The Gardens themselves are very welcoming, both visually and socially. Aside from fellow gardeners, many passer-by often stop to enjoy the scenery, take pictures, or strike up conversations. Amateur gardeners are welcomed, but still asked to be just as vigilant with weeds and other pests that might threaten a neighbors plot. The gardens are truly ‘community’ by nature. Many of the managers of the garden try to include locals as the primary gardeners as the day to day of gardening requires proximity and frequent attention, especially during the summer months.
Get Involved!
If you would like to get started with your own plot, look no further than your local community. Small community gardens can be found throughout the DC area and can be found through the Farm To Fork Network’s Great Map of locations and contacts. Keep in mind that the demand for plots is greater than the supply, so be prepared for a wait-list. I would recommend adding your name to several lists to speed up the process.
Never Gardened Before?
Not to worry, there are many resources for getting started.

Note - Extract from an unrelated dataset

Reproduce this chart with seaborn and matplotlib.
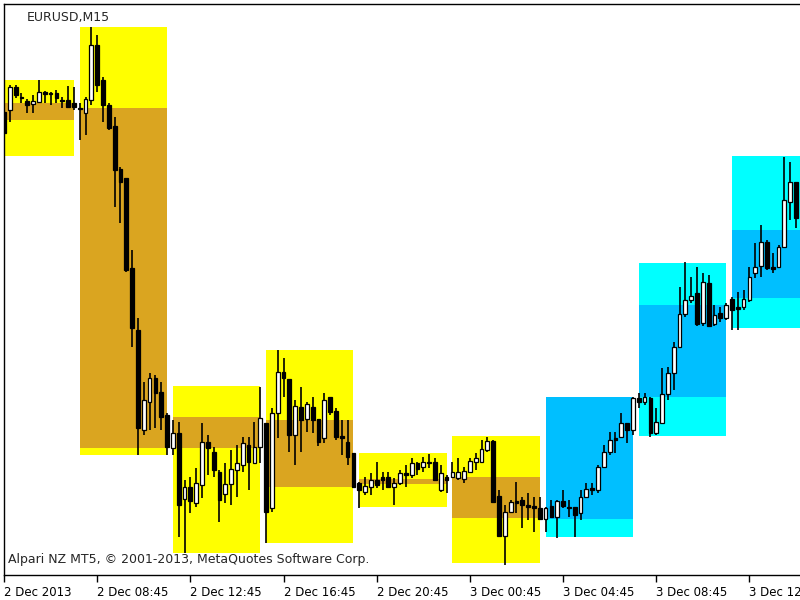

Aside from picking up books at a local library on gardening, and kitchen gardening in particular, you can always surf the web for some great blogs and informational sites to get started in your area.
Trying to Decide what to plant?
There are both local stores and online suppliers depending on what you are looking for. Within DC, I love Ginko Gardens and Fragers for their helpfulness and variety. I also love ordering seeds from the Seed Savers Exchange, a non-profit heirloom variety seed provider that has an incredible variety of most vegetables.